─── Supplied records ───
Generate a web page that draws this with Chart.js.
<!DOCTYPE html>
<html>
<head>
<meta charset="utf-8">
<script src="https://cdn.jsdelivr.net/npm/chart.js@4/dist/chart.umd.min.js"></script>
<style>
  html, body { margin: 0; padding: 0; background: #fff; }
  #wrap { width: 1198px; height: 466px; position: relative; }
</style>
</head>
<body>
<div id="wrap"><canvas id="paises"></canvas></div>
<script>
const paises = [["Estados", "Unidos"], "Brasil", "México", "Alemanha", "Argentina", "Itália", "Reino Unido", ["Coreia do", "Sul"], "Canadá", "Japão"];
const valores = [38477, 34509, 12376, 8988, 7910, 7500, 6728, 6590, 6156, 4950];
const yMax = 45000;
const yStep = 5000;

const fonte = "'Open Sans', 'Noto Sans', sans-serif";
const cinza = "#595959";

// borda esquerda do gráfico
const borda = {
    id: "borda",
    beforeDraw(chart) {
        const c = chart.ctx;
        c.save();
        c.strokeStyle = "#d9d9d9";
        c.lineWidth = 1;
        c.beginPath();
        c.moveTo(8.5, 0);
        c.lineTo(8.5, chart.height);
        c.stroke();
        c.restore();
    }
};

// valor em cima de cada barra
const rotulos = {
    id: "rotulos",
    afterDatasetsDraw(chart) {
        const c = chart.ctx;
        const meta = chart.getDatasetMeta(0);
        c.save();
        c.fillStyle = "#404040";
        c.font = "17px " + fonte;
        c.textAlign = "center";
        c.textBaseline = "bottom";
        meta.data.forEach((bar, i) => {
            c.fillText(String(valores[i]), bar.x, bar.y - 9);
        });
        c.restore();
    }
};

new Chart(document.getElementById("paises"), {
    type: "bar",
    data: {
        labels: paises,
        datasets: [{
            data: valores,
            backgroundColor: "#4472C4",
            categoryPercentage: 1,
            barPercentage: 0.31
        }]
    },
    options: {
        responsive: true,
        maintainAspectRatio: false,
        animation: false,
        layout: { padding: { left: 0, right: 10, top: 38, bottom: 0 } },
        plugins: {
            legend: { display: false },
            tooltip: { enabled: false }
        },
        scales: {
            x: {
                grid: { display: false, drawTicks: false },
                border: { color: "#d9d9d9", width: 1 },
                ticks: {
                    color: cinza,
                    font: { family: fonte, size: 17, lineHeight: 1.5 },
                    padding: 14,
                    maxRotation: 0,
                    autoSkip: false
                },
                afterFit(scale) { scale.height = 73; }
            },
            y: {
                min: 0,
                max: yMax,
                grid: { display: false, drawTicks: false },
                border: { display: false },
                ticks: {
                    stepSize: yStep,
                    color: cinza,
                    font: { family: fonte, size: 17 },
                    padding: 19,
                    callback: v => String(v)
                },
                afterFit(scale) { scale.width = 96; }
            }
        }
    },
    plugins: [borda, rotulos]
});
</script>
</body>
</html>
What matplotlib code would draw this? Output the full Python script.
───
**Task:**
Please quote every record above exactly as it appears.

**Written reply:**
Generate a web page that draws this with Chart.js.
<!DOCTYPE html>
<html>
<head>
<meta charset="utf-8">
<script src="https://cdn.jsdelivr.net/npm/chart.js@4/dist/chart.umd.min.js"></script>
<style>
  html, body { margin: 0; padding: 0; background: #fff; }
  #wrap { width: 1198px; height: 466px; position: relative; }
</style>
</head>
<body>
<div id="wrap"><canvas id="paises"></canvas></div>
<script>
const paises = [["Estados", "Unidos"], "Brasil", "México", "Alemanha", "Argentina", "Itália", "Reino Unido", ["Coreia do", "Sul"], "Canadá", "Japão"];
const valores = [38477, 34509, 12376, 8988, 7910, 7500, 6728, 6590, 6156, 4950];
const yMax = 45000;
const yStep = 5000;

const fonte = "'Open Sans', 'Noto Sans', sans-serif";
const cinza = "#595959";

// borda esquerda do gráfico
const borda = {
    id: "borda",
    beforeDraw(chart) {
        const c = chart.ctx;
        c.save();
        c.strokeStyle = "#d9d9d9";
        c.lineWidth = 1;
        c.beginPath();
        c.moveTo(8.5, 0);
        c.lineTo(8.5, chart.height);
        c.stroke();
        c.restore();
    }
};

// valor em cima de cada barra
const rotulos = {
    id: "rotulos",
    afterDatasetsDraw(chart) {
        const c = chart.ctx;
        const meta = chart.getDatasetMeta(0);
        c.save();
        c.fillStyle = "#404040";
        c.font = "17px " + fonte;
        c.textAlign = "center";
        c.textBaseline = "bottom";
        meta.data.forEach((bar, i) => {
            c.fillText(String(valores[i]), bar.x, bar.y - 9);
        });
        c.restore();
    }
};

new Chart(document.getElementById("paises"), {
    type: "bar",
    data: {
        labels: paises,
        datasets: [{
            data: valores,
            backgroundColor: "#4472C4",
            categoryPercentage: 1,
            barPercentage: 0.31
        }]
    },
    options: {
        responsive: true,
        maintainAspectRatio: false,
        animation: false,
        layout: { padding: { left: 0, right: 10, top: 38, bottom: 0 } },
        plugins: {
            legend: { display: false },
            tooltip: { enabled: false }
        },
        scales: {
            x: {
                grid: { display: false, drawTicks: false },
                border: { color: "#d9d9d9", width: 1 },
                ticks: {
                    color: cinza,
                    font: { family: fonte, size: 17, lineHeight: 1.5 },
                    padding: 14,
                    maxRotation: 0,
                    autoSkip: false
                },
                afterFit(scale) { scale.height = 73; }
            },
            y: {
                min: 0,
                max: yMax,
                grid: { display: false, drawTicks: false },
                border: { display: false },
                ticks: {
                    stepSize: yStep,
                    color: cinza,
                    font: { family: fonte, size: 17 },
                    padding: 19,
                    callback: v => String(v)
                },
                afterFit(scale) { scale.width = 96; }
            }
        }
    },
    plugins: [borda, rotulos]
});
</script>
</body>
</html>
What matplotlib code would draw this? Output the full Python script.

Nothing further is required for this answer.